Plotting code records:
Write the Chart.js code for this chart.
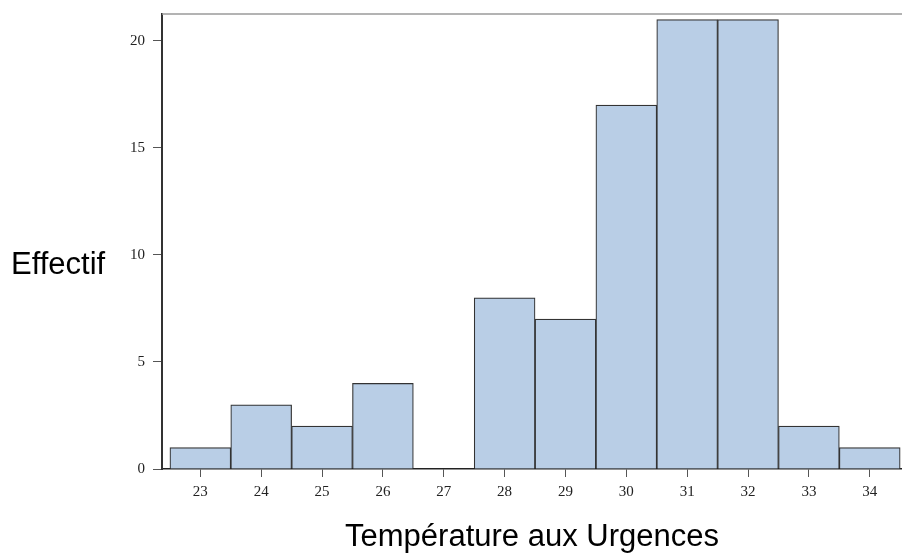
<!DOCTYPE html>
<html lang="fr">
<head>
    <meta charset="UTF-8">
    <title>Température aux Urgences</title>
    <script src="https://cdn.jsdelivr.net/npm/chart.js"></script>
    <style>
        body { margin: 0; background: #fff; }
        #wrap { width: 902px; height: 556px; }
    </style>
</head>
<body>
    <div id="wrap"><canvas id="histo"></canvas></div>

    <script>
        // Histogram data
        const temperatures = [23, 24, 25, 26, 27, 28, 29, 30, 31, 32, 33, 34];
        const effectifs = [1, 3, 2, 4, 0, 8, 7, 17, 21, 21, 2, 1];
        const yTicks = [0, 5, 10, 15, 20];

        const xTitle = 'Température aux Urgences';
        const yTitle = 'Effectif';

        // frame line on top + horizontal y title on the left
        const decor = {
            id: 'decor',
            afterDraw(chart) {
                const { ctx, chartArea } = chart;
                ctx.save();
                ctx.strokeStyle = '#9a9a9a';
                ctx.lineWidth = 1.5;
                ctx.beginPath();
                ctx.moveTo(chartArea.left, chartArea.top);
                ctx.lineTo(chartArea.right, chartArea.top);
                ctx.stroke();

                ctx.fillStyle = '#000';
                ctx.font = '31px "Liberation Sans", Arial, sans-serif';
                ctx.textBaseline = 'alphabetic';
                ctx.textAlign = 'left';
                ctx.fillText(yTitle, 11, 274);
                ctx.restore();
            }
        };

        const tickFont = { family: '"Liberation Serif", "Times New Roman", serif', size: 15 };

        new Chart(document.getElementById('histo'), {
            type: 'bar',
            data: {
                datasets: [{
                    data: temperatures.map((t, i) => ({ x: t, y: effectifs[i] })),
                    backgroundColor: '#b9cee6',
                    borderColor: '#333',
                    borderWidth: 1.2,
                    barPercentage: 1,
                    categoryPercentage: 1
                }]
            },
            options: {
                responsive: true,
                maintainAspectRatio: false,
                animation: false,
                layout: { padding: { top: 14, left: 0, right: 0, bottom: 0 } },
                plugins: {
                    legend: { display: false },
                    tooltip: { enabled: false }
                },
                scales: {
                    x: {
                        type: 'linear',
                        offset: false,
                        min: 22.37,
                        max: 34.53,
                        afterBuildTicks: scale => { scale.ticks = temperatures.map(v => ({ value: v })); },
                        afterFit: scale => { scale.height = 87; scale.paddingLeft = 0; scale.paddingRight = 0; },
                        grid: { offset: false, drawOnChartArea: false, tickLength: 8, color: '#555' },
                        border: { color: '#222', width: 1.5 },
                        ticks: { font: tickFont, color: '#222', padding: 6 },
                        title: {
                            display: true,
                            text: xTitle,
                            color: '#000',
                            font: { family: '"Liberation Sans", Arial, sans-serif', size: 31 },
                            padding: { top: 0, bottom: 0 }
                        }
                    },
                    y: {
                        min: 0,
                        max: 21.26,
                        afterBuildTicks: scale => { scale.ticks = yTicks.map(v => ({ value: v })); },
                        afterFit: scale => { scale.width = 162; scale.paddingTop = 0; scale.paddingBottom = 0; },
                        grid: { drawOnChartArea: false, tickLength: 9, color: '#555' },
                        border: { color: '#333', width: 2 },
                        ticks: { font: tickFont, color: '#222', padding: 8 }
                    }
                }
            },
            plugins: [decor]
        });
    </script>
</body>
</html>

--

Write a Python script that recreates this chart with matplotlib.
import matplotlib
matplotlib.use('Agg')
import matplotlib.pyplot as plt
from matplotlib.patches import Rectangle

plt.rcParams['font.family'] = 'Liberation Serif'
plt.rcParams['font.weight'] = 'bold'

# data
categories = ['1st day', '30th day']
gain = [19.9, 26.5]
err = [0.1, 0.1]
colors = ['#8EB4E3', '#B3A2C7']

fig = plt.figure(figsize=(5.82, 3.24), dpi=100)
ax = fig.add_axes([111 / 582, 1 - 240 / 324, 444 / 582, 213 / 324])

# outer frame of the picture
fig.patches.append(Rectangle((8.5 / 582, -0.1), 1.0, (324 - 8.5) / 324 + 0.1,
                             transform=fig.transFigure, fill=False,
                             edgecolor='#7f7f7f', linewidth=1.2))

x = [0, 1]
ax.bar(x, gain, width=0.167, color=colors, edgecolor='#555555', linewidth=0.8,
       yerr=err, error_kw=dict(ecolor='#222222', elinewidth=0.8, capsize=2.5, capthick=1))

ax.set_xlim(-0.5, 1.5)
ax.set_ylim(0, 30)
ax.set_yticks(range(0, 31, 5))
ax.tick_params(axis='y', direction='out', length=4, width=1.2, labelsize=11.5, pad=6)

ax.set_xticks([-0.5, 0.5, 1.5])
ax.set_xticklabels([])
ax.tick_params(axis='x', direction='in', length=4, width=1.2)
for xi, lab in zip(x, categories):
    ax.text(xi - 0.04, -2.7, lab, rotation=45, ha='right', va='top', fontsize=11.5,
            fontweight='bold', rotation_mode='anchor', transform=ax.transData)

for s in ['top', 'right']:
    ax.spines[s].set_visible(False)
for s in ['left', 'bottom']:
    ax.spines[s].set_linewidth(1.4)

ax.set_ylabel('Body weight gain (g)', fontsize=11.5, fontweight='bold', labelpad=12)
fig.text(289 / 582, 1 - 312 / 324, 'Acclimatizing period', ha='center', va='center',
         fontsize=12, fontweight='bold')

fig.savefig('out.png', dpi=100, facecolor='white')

--

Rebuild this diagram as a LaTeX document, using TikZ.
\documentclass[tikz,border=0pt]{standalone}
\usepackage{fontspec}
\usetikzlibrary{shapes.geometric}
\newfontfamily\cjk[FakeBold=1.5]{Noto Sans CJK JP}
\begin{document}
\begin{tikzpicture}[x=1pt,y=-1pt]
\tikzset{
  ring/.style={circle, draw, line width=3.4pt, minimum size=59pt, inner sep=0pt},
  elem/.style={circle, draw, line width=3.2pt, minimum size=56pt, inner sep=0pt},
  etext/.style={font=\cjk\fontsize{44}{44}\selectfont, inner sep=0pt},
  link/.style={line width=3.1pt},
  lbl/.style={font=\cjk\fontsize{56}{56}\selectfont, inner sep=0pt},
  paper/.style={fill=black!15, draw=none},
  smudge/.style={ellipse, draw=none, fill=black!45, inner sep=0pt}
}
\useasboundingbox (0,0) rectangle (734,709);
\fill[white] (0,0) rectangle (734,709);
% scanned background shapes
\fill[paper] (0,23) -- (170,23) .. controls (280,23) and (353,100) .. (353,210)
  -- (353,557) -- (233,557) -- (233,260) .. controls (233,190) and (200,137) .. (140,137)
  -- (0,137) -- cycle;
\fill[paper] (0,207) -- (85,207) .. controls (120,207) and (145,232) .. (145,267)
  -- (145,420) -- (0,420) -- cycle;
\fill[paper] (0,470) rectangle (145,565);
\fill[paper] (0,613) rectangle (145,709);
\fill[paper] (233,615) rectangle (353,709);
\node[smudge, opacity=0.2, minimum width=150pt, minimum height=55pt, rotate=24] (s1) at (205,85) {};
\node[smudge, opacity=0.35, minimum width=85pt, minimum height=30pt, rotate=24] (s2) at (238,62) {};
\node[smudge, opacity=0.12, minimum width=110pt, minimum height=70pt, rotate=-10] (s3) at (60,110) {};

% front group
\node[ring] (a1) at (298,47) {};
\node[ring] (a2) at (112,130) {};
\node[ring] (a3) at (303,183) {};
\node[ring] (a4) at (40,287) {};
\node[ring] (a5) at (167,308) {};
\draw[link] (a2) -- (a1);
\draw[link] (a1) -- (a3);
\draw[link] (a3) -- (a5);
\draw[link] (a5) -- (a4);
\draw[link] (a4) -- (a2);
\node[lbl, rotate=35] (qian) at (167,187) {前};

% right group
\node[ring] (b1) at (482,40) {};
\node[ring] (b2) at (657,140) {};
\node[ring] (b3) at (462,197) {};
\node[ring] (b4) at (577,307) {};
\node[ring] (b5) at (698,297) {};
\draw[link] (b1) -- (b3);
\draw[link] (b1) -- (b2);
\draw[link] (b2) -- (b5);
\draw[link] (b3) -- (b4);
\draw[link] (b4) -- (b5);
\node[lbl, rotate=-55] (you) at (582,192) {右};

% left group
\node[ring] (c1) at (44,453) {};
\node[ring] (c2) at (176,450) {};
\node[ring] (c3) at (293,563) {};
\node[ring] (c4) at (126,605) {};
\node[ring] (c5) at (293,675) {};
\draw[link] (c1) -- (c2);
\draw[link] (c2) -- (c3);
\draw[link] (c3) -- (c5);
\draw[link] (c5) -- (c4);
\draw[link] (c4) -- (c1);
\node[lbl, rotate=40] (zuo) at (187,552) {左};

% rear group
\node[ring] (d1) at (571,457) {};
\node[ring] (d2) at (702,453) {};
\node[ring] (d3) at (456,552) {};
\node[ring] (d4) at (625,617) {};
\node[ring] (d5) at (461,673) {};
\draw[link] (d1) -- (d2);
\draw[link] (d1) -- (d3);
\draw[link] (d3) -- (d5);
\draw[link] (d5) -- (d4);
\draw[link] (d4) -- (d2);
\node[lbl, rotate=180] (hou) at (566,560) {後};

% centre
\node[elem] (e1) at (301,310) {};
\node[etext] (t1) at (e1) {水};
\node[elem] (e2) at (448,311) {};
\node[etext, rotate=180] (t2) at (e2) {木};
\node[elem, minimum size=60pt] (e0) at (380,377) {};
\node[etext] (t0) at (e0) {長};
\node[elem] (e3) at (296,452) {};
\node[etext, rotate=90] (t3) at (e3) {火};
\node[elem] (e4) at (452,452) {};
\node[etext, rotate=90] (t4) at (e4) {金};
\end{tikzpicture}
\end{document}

## WORK TO BE COMPLETED
In the records above, find each line with the word "this" and copy it.

## FINISHED ANSWER
Write the Chart.js code for this chart.
Write a Python script that recreates this chart with matplotlib.
Rebuild this diagram as a LaTeX document, using TikZ.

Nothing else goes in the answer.